Tony Blair is resisting demands for a full inquiry into accusations that lives have been put at risk by leaks from Whitehall about police anti-terrorism operations.


Mr Clarke, the country's most senior anti-terrorist police chief, suggested that those responsible were trying to "squeeze out some short-term presentational advantage" by giving secret information.

He cited the secret briefing to journalists over an alleged plot in Birmingham to kidnap and behead a Muslim serviceman in the British Army. He said the leak had hampered the investigation, disrupted the interviews of suspects and raised community tensions. Although he did not name the culprits, his comments were interpreted by opposition parties as an attack on Whitehall "spin doctors" working for cabinet ministers.

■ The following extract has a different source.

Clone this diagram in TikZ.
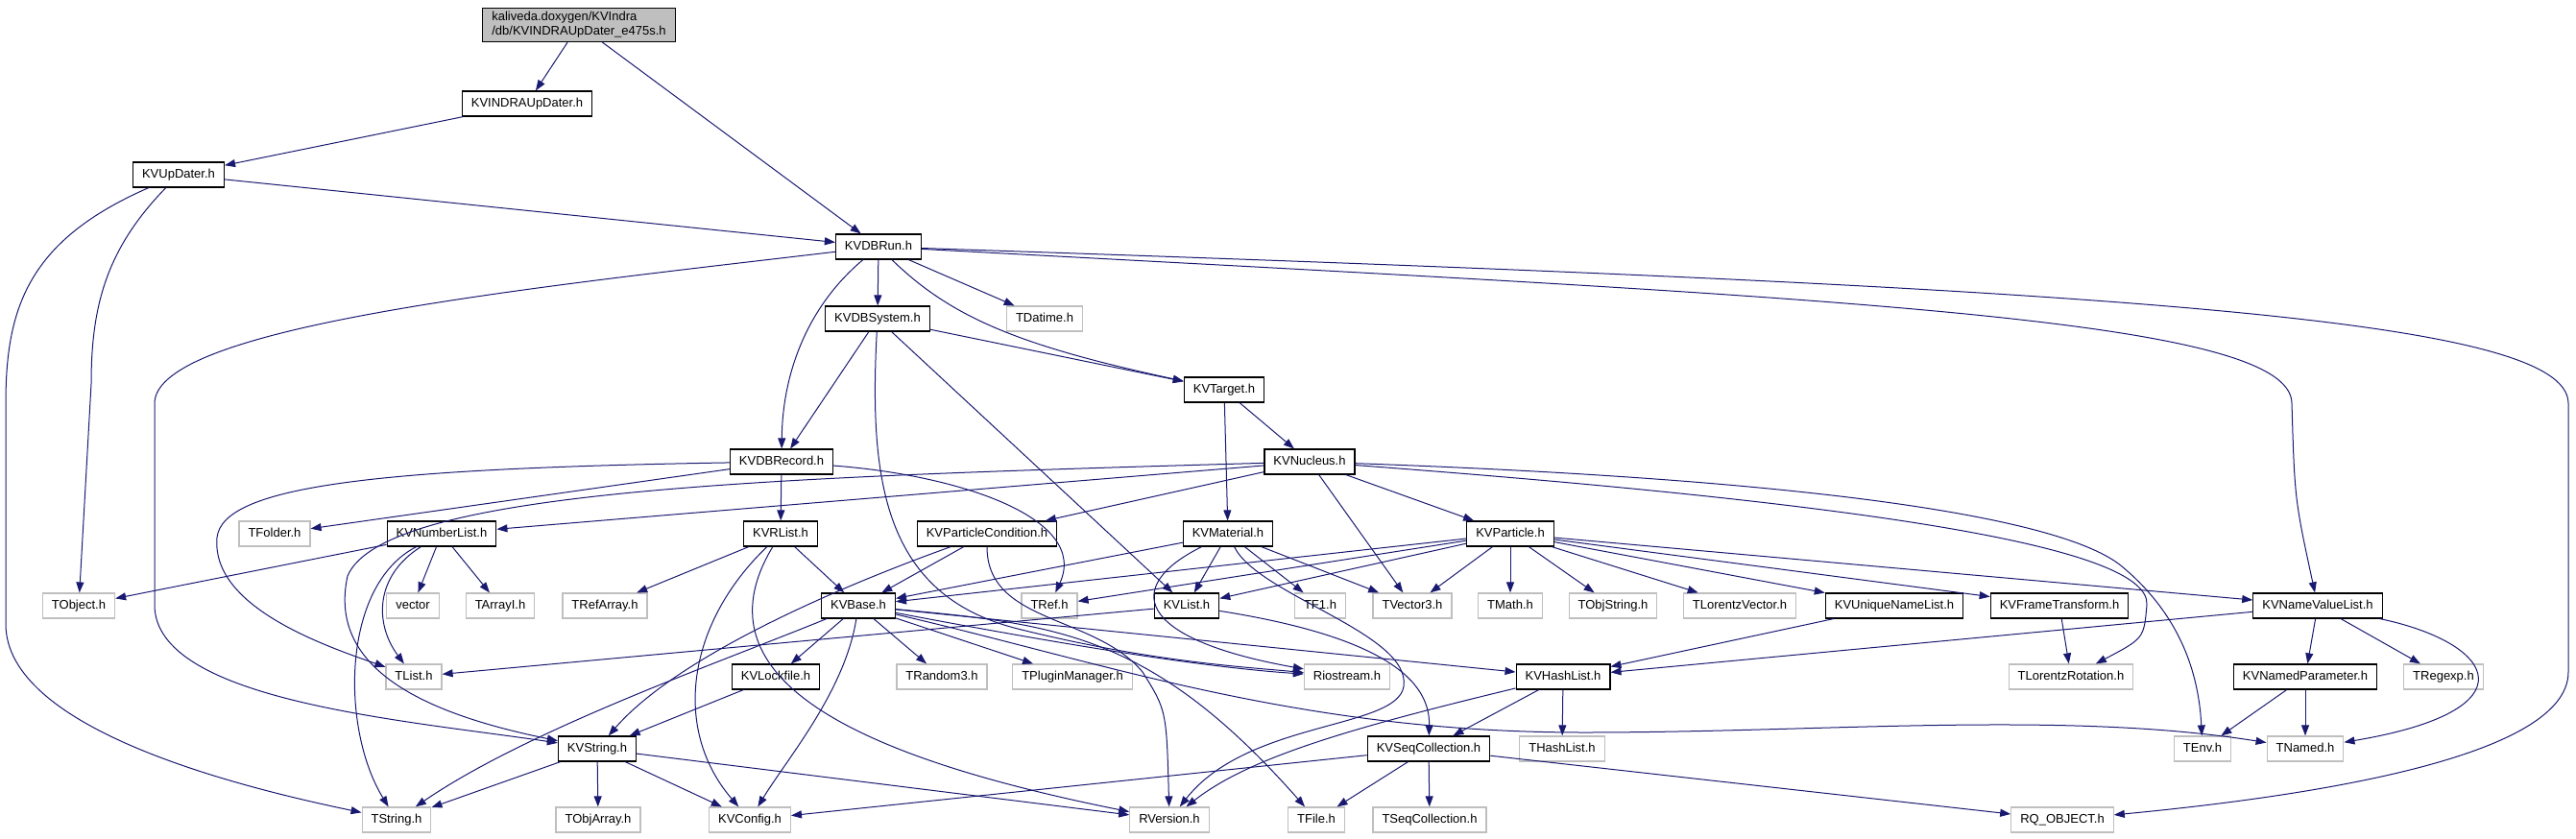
\documentclass[tikz,border=0pt]{standalone}
\usepackage{fontspec}
\setmainfont{Liberation Sans}
\usetikzlibrary{arrows.meta}
\definecolor{edgeblue}{HTML}{191970}
\definecolor{sysgray}{HTML}{BFBFBF}

\begin{document}
\begin{tikzpicture}[x=1pt,y=-1pt,
    file/.style={draw=black, line width=1.2pt, fill=white, inner xsep=9.5pt, inner ysep=0pt,
      minimum height=26pt, text height=9.5pt, text depth=2.8pt, font=\fontsize{13}{15}\selectfont},
    sysfile/.style={file, draw=sysgray},
    rootfile/.style={draw=black, line width=1.2pt, fill=sysgray, inner xsep=9.5pt, inner ysep=4pt,
      align=left, font=\fontsize{13}{15}\selectfont},
    dep/.style={draw=edgeblue, line width=1pt, -{Triangle[length=11pt,width=8pt]}}]
  \useasboundingbox (0,0) rectangle (2683,873);

  % files
  \node[rootfile] (root) at (603,26) {kaliveda.doxygen/KVIndra\\/db/KVINDRAUpDater\_e475s.h};
  \node[file] (indraup) at (549,108) {KVINDRAUpDater.h};
  \node[file] (updater) at (186,182) {KVUpDater.h};
  \node[file] (dbrun) at (915,257) {KVDBRun.h};
  \node[file] (dbsystem) at (914,332) {KVDBSystem.h};
  \node[sysfile] (tdatime) at (1088,332) {TDatime.h};
  \node[file] (target) at (1275,406) {KVTarget.h};
  \node[file] (dbrecord) at (814,481) {KVDBRecord.h};
  \node[file] (nucleus) at (1364,481) {KVNucleus.h};

  \node[sysfile] (tfolder) at (286,556) {TFolder.h};
  \node[file] (numberlist) at (460,556) {KVNumberList.h};
  \node[file] (rlist) at (813,556) {KVRList.h};
  \node[file] (partcond) at (1028,556) {KVParticleCondition.h};
  \node[file] (material) at (1279,556) {KVMaterial.h};
  \node[file] (particle) at (1573,556) {KVParticle.h};

  \node[sysfile] (tobject) at (82,631) {TObject.h};
  \node[sysfile] (vector) at (430,631) {vector};
  \node[sysfile] (tarrayi) at (521,631) {TArrayI.h};
  \node[sysfile] (trefarray) at (630,631) {TRefArray.h};
  \node[file] (kvbase) at (894,631) {KVBase.h};
  \node[sysfile] (tref) at (1093,631) {TRef.h};
  \node[file] (kvlist) at (1236,631) {KVList.h};
  \node[sysfile] (tfone) at (1375,631) {TF1.h};
  \node[sysfile] (tvector) at (1471,631) {TVector3.h};
  \node[sysfile] (tmath) at (1573,631) {TMath.h};
  \node[sysfile] (tobjstring) at (1680,631) {TObjString.h};
  \node[sysfile] (lorentzvec) at (1812,631) {TLorentzVector.h};
  \node[file] (uniquelist) at (1973,631) {KVUniqueNameList.h};
  \node[file] (frametrans) at (2145,631) {KVFrameTransform.h};
  \node[file] (namevalue) at (2414,631) {KVNameValueList.h};

  \node[sysfile] (tlist) at (431,705) {TList.h};
  \node[file] (lockfile) at (808,705) {KVLockfile.h};
  \node[sysfile] (trandom) at (981,705) {TRandom3.h};
  \node[sysfile] (pluginman) at (1117,705) {TPluginManager.h};
  \node[sysfile] (riostream) at (1403,705) {Riostream.h};
  \node[file] (hashlist) at (1628,705) {KVHashList.h};
  \node[sysfile] (lorentzrot) at (2157,705) {TLorentzRotation.h};
  \node[file] (namedpar) at (2401,705) {KVNamedParameter.h};
  \node[sysfile] (tregexp) at (2545,705) {TRegexp.h};

  \node[file] (kvstring) at (622,780) {KVString.h};
  \node[file] (seqcoll) at (1488,780) {KVSeqCollection.h};
  \node[sysfile] (thashlist) at (1627,780) {THashList.h};
  \node[sysfile] (tenv) at (2294,780) {TEnv.h};
  \node[sysfile] (tnamed) at (2401,780) {TNamed.h};

  \node[sysfile] (tstring) at (413,854) {TString.h};
  \node[sysfile] (tobjarray) at (623,854) {TObjArray.h};
  \node[sysfile] (kvconfig) at (781,854) {KVConfig.h};
  \node[sysfile] (rversion) at (1218,854) {RVersion.h};
  \node[sysfile] (tfile) at (1371,854) {TFile.h};
  \node[sysfile] (tseqcoll) at (1489,854) {TSeqCollection.h};
  \node[sysfile] (rqobject) at (2148,854) {RQ\_OBJECT.h};

  % includes
  \draw[dep] (root) -- (indraup);
  \draw[dep] (root) -- (dbrun);
  \draw[dep] (indraup) -- (updater);
  \draw[dep] (updater) -- (dbrun);
  \draw[dep] (updater) .. controls (110,260) and (95,320) .. (95,400) -- (tobject);
  \draw[dep] (updater) .. controls (30,250) and (6,320) .. (6,420) -- (6,650) .. controls (6,760) and (250,820) .. (tstring);

  \draw[dep] (dbrun) -- (dbsystem);
  \draw[dep] (dbrun) -- (tdatime);
  \draw[dep] (dbrun) .. controls (990,330) and (1060,360) .. (target);
  \draw[dep] (dbrun) .. controls (840,320) and (815,390) .. (dbrecord);
  \draw[dep] (dbrun) .. controls (550,300) and (162,340) .. (161,420) -- (161,630) .. controls (161,730) and (420,750) .. (kvstring);
  \draw[dep] (dbrun) .. controls (1900,310) and (2386,330) .. (2387,420) .. controls (2390,520) .. (namevalue);
  \draw[dep] (dbrun) .. controls (2200,300) and (2674,330) .. (2675,420) -- (2675,700) .. controls (2675,790) and (2400,830) .. (rqobject);

  \draw[dep] (dbsystem) -- (dbrecord);
  \draw[dep] (dbsystem) -- (target);
  \draw[dep] (dbsystem) -- (kvlist);
  \draw[dep] (dbsystem) .. controls (905,500) and (920,620) .. (1060,655) .. controls (1200,690) and (1300,695) .. (riostream);

  \draw[dep] (target) -- (material);
  \draw[dep] (target) -- (nucleus);

  \draw[dep] (dbrecord) -- (rlist);
  \draw[dep] (dbrecord) -- (tfolder);
  \draw[dep] (dbrecord) .. controls (400,488) and (232,505) .. (226,560) .. controls (220,630) and (330,670) .. (tlist);
  \draw[dep] (dbrecord) .. controls (1000,495) and (1135,540) .. (tref);

  \draw[dep] (nucleus) -- (numberlist);
  \draw[dep] (nucleus) .. controls (800,497) and (400,510) .. (362,600) .. controls (340,700) and (450,745) .. (kvstring);
  \draw[dep] (nucleus) -- (partcond);
  \draw[dep] (nucleus) -- (particle);
  \draw[dep] (nucleus) -- (tvector);
  \draw[dep] (nucleus) .. controls (1950,525) and (2240,570) .. (2236,630) .. controls (2233,665) .. (lorentzrot);
  \draw[dep] (nucleus) .. controls (1900,500) and (2150,540) .. (2210,590) .. controls (2270,640) and (2290,700) .. (tenv);

  \draw[dep] (particle) -- (kvbase);
  \draw[dep] (particle) -- (tref);
  \draw[dep] (particle) -- (kvlist);
  \draw[dep] (particle) -- (tvector);
  \draw[dep] (particle) -- (tmath);
  \draw[dep] (particle) -- (tobjstring);
  \draw[dep] (particle) -- (lorentzvec);
  \draw[dep] (particle) -- (uniquelist);
  \draw[dep] (particle) -- (frametrans);
  \draw[dep] (particle) -- (namevalue);

  \draw[dep] (material) -- (kvbase);
  \draw[dep] (material) -- (kvlist);
  \draw[dep] (material) -- (tfone);
  \draw[dep] (material) -- (tvector);
  \draw[dep] (material) .. controls (1170,610) and (1180,665) .. (riostream);
  \draw[dep] (material) .. controls (1310,620) and (1470,660) .. (1462,715) .. controls (1455,760) and (1300,750) .. (rversion);

  \draw[dep] (partcond) -- (kvbase);
  \draw[dep] (partcond) .. controls (850,620) and (700,690) .. (kvstring);
  \draw[dep] (partcond) .. controls (1028,650) and (1140,640) .. (1190,700) .. controls (1215,740) .. (rversion);

  \draw[dep] (rlist) -- (kvbase);
  \draw[dep] (rlist) -- (trefarray);
  \draw[dep] (rlist) .. controls (715,650) and (700,760) .. (kvconfig);
  \draw[dep] (rlist) .. controls (720,710) and (900,790) .. (rversion);

  \draw[dep] (kvbase) -- (lockfile);
  \draw[dep] (kvbase) -- (trandom);
  \draw[dep] (kvbase) -- (pluginman);
  \draw[dep] (kvbase) .. controls (1100,670) and (1250,695) .. (riostream);
  \draw[dep] (kvbase) -- (hashlist);
  \draw[dep] (kvbase) .. controls (1100,650) and (1200,660) .. (tfile);
  \draw[dep] (kvbase) .. controls (1150,690) and (1350,763) .. (1650,763) .. controls (1900,763) and (2150,740) .. (tnamed);
  \draw[dep] (kvbase) .. controls (750,690) and (550,760) .. (tstring);
  \draw[dep] (kvbase) .. controls (880,720) and (820,790) .. (kvconfig);

  \draw[dep] (kvlist) -- (tlist);
  \draw[dep] (kvlist) .. controls (1420,660) and (1490,700) .. (seqcoll);

  \draw[dep] (kvstring) -- (tstring);
  \draw[dep] (kvstring) -- (tobjarray);
  \draw[dep] (kvstring) -- (kvconfig);
  \draw[dep] (kvstring) -- (rversion);
  \draw[dep] (lockfile) -- (kvstring);

  \draw[dep] (hashlist) -- (seqcoll);
  \draw[dep] (hashlist) -- (thashlist);
  \draw[dep] (hashlist) .. controls (1400,760) and (1300,790) .. (rversion);
  \draw[dep] (seqcoll) -- (kvconfig);
  \draw[dep] (seqcoll) -- (tfile);
  \draw[dep] (seqcoll) -- (tseqcoll);
  \draw[dep] (seqcoll) -- (rqobject);
  \draw[dep] (uniquelist) -- (hashlist);

  \draw[dep] (namevalue) -- (hashlist);
  \draw[dep] (namevalue) -- (namedpar);
  \draw[dep] (namevalue) -- (tregexp);
  \draw[dep] (namevalue) .. controls (2600,670) and (2640,740) .. (tnamed);
  \draw[dep] (namedpar) -- (tenv);
  \draw[dep] (namedpar) -- (tnamed);
  \draw[dep] (frametrans) -- (lorentzrot);

  \draw[dep] (numberlist) -- (tobject);
  \draw[dep] (numberlist) -- (vector);
  \draw[dep] (numberlist) -- (tarrayi);
  \draw[dep] (numberlist) .. controls (390,600) and (390,650) .. (tlist);
  \draw[dep] (numberlist) .. controls (355,610) and (355,760) .. (tstring);
\end{tikzpicture}
\end{document}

Referring to the "Birmingham beheading plot", in an article by Nigel Morris (also in today's Independent):

A week after the raids, Kenneth Clarke, the former home secretary, was more explicit. He said "reputable sources" had indicated that it was not "junior policemen", but the "political end of the Home Office" that was the source of the briefing.

The "political end of the Home Office" is currently a man called John Reid.

It's quite clear that some senior policemen have got fed up with terror plots, alleged terror plots and "terror plots" being used for political purposes by the government and intelligence services.

See also today's Guardian story:

The Guardian has been told that an aide to John Reid, the home secretary, was responsible for one of those leaks [...]

Journalists on at least one tabloid paper were tipped off the night before the raids, with the result that some travelled there before anyone had been arrested.